A primeira gravação de Ronda, em 1953, aconteceu por acaso. Amigos da cantora Inezita Barroso, Vanzolini e sua mulher foram acompanhá-la na gravação da famosa moda Marvada pinga, mas não havia música escolhida para o lado B. Por ser o único autor presente que poderia dar autorização, a canção foi gravada, mas permaneceu desconhecida pelos anos seguintes. Só no fim da década de 1960 que esta e outras canções de sua autoria foram reunidas em disco produzido pelo publicitário Marcus Pereira, que, mais tarde, abandonou a publicidade para fundar uma gravadora especializada em resgatar a riqueza musical das diferentes regiões brasileiras.

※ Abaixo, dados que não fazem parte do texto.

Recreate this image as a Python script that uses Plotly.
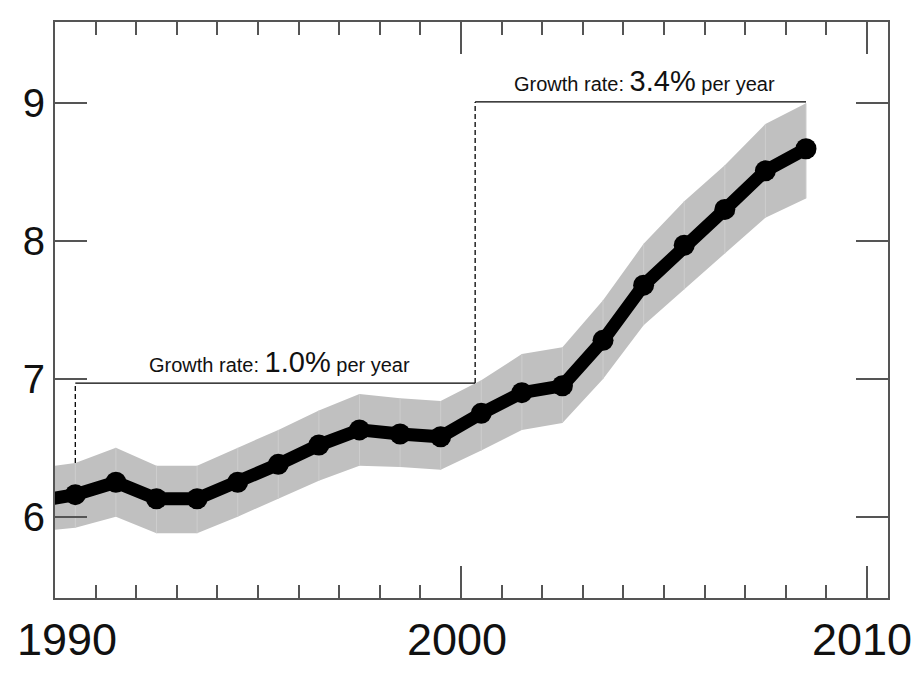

Distribuído inicialmente como brinde de fim de ano da empresa de Pereira, o LP Onze sambas e uma capoeira incluía Ronda na voz da cantora Cláudia Morena, início de uma escalada consagradora que exibiu gravações de Carmen Costa, Ângela Maria, Nora Ney e Maria Bethânia. Até então, a face de sambista e compositor do cientista que, durante o dia, envergava avental branco para dissecar anfíbios e répteis, era conhecida apenas pelo restrito grupo dos frequentadores do Jogral, casa noturna idealizada pelo violonista Luíz Carlos Paraná, que teve como endereços a Galeria Metrópole e a Rua Avanhadava, no centro de São Paulo. Baluarte da autêntica música popular brasileira, então em guerra contra a invasão dos ritmos estrangeiros, o Jogral dispensava microfones nas apresentações intimistas de voz e violão. Além de Paraná, eram sócios do bar o próprio Vanzolini, Marcus Pereira e o cantor e compositor Adauto Santos.

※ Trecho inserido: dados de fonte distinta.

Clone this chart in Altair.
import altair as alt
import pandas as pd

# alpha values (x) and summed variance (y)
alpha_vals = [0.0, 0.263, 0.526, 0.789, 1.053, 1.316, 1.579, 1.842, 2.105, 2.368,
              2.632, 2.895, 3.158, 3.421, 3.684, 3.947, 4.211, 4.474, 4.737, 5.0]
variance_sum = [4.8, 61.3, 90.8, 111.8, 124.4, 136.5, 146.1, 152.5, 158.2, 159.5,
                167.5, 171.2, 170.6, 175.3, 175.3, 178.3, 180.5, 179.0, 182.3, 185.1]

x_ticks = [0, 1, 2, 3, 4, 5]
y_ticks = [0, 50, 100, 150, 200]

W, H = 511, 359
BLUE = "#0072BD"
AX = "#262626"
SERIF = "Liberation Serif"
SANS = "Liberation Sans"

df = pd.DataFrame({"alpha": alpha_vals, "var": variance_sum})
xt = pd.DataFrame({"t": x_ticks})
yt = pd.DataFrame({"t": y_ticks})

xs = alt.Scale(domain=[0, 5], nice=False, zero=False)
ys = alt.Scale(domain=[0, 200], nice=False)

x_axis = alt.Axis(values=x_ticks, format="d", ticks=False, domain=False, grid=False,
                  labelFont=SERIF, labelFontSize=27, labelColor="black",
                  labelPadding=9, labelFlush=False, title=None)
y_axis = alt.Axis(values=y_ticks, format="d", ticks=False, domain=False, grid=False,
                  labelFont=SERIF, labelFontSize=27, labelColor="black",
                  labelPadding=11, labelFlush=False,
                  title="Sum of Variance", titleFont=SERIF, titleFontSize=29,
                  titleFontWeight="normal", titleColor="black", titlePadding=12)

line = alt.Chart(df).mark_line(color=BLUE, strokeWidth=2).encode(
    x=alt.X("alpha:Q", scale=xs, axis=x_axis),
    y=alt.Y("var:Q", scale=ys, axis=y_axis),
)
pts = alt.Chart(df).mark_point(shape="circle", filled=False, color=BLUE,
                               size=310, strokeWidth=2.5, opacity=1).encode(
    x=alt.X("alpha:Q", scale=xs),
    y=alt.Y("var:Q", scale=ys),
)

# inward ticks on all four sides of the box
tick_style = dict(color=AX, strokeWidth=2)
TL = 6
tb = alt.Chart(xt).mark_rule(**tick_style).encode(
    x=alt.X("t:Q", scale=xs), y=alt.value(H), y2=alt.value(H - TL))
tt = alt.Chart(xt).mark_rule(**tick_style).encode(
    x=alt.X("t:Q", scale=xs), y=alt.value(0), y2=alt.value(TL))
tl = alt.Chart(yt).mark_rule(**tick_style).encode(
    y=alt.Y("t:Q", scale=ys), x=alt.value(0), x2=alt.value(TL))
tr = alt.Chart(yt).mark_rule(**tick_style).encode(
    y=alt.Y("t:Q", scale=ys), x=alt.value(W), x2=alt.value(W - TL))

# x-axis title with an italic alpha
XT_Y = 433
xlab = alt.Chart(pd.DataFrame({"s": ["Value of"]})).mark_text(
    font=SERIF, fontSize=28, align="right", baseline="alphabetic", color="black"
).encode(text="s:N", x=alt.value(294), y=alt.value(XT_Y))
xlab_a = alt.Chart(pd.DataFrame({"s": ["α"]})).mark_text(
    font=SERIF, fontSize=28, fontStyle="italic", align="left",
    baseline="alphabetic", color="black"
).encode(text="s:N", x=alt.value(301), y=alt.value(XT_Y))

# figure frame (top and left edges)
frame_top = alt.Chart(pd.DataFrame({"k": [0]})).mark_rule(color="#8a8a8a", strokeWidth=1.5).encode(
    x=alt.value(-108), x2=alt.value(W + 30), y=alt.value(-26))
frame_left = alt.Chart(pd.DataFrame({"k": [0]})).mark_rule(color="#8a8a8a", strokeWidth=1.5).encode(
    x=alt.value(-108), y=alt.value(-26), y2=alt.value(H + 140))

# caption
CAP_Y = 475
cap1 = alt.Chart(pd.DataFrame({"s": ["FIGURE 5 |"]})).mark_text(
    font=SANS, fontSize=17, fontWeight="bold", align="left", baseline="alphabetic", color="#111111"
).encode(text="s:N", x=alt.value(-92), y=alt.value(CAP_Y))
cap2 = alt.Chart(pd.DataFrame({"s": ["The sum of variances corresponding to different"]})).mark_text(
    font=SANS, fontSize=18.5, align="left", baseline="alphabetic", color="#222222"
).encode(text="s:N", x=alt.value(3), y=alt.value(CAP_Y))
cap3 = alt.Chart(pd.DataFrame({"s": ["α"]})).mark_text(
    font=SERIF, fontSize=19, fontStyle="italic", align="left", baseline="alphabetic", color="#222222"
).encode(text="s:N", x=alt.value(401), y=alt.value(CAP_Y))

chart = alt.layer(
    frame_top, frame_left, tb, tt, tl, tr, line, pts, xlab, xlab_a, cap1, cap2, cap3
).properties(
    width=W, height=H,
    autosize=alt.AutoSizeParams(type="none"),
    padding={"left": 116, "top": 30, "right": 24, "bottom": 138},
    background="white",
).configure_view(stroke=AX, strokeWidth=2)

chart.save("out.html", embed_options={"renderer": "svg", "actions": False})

Seu outro grande sucesso foi Volta por cima, samba gravado em 1963 pelo cantor Noite Ilustrada. Um dos versos, justamente o que fala em “dar a volta por cima”, foi parar no Dicionário Aurélio da Língua Portuguesa significando sair de uma situação difícil. Para o próprio autor, entretanto, o mais importante da letra é a parte que fala “reconhece a queda e não desanima” para sair do aperto com grandeza. Quando se ouve a música, a identificação é imediata: quem nunca precisou se levantar, sacudir a poeira e dar a volta por cima?

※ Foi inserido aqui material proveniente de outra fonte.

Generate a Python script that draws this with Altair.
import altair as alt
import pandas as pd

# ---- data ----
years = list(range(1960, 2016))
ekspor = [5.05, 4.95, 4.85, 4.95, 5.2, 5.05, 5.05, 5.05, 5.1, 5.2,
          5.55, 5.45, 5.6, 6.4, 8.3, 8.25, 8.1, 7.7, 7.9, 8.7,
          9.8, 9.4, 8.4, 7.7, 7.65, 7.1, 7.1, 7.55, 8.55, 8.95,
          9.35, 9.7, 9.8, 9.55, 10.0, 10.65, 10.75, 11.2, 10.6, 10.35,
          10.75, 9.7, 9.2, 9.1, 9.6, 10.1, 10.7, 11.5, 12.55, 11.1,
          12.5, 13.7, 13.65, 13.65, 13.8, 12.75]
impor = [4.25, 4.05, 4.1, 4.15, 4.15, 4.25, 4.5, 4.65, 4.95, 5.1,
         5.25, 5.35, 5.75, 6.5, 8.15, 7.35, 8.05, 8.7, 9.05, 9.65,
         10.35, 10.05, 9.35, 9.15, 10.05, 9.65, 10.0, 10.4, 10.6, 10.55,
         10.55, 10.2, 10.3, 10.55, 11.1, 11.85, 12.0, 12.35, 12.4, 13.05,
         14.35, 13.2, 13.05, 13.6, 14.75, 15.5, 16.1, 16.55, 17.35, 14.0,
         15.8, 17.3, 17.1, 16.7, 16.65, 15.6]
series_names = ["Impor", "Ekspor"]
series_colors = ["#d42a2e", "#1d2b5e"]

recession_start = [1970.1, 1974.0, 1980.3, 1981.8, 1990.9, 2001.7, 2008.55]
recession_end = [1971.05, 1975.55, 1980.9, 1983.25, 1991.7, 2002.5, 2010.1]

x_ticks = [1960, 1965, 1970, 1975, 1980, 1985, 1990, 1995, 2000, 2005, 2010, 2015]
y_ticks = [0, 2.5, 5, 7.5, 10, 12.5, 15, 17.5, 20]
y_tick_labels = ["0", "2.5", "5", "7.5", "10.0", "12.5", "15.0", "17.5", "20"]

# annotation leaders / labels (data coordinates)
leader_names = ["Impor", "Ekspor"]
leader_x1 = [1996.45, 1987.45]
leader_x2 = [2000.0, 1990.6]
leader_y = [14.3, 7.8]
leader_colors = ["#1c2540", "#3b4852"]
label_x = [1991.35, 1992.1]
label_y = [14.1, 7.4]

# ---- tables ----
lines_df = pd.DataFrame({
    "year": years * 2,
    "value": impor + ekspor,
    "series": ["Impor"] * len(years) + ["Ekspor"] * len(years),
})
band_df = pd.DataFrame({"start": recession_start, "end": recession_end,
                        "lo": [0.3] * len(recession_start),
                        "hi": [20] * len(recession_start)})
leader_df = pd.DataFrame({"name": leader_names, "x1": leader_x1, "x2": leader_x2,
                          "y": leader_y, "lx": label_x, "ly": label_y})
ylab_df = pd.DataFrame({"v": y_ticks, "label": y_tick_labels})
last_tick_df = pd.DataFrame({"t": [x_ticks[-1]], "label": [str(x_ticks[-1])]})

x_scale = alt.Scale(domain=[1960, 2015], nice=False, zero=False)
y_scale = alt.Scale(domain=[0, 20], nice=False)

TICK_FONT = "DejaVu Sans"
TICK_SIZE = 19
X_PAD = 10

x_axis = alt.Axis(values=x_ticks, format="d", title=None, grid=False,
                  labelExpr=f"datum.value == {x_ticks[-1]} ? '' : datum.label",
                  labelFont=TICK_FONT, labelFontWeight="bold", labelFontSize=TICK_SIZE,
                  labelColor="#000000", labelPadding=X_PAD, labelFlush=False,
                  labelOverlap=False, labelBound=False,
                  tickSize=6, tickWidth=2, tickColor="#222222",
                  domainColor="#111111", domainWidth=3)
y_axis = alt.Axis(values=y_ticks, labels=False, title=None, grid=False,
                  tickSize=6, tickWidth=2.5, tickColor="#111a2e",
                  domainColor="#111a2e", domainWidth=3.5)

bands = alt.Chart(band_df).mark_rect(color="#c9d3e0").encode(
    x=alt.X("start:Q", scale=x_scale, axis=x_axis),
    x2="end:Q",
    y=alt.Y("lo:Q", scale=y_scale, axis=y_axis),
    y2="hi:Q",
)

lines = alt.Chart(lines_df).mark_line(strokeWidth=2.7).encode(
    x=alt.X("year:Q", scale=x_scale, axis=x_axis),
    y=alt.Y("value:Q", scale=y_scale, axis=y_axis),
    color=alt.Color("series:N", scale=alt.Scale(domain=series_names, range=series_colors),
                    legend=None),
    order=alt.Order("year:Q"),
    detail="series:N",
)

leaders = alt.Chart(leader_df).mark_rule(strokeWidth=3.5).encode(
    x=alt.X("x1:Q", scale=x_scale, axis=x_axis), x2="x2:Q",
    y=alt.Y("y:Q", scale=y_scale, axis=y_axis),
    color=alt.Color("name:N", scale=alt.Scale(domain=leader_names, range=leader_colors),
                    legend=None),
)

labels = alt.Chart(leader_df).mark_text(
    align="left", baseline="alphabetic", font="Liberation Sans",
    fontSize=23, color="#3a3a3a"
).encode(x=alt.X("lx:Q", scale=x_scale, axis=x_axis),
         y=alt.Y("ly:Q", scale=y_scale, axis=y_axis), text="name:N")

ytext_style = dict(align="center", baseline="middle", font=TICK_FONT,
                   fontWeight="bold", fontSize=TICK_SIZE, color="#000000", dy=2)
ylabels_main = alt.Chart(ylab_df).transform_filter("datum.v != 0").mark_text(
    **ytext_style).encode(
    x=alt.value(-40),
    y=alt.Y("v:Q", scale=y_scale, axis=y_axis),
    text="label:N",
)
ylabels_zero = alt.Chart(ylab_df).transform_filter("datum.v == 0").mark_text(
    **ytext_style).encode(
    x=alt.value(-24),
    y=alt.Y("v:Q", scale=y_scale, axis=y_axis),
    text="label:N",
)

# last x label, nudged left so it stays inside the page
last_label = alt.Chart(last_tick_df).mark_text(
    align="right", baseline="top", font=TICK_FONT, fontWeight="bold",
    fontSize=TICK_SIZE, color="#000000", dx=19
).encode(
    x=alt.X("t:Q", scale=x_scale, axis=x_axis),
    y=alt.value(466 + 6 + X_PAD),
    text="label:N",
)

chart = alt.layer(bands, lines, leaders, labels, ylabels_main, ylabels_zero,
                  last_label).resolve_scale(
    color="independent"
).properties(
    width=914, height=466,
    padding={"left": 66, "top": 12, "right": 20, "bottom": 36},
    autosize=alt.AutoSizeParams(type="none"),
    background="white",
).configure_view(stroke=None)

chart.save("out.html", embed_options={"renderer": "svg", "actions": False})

Paulo Vanzolini morreu em São Paulo, em 28 de abril de 2013, aos 89 anos. Em 2003, o selo Biscoito Fino lançou uma caixa com 4 CDs e 52 sambas, dentre os quais figuram Praça Clóvis e Samba erudito, inicialmente gravados por Chico Buarque de Holanda. Na vertente científica, 15 espécies animais foram nomeadas em sua homenagem, como os répteis Amphisbaena vanzoliniie Vanzosaura. Dois documentários espelham seus feitos em ambas as áreas: Os calangos do boiaçu, sobre o trabalho como herpetologista, e Um homem de moral, com foco na obra musical.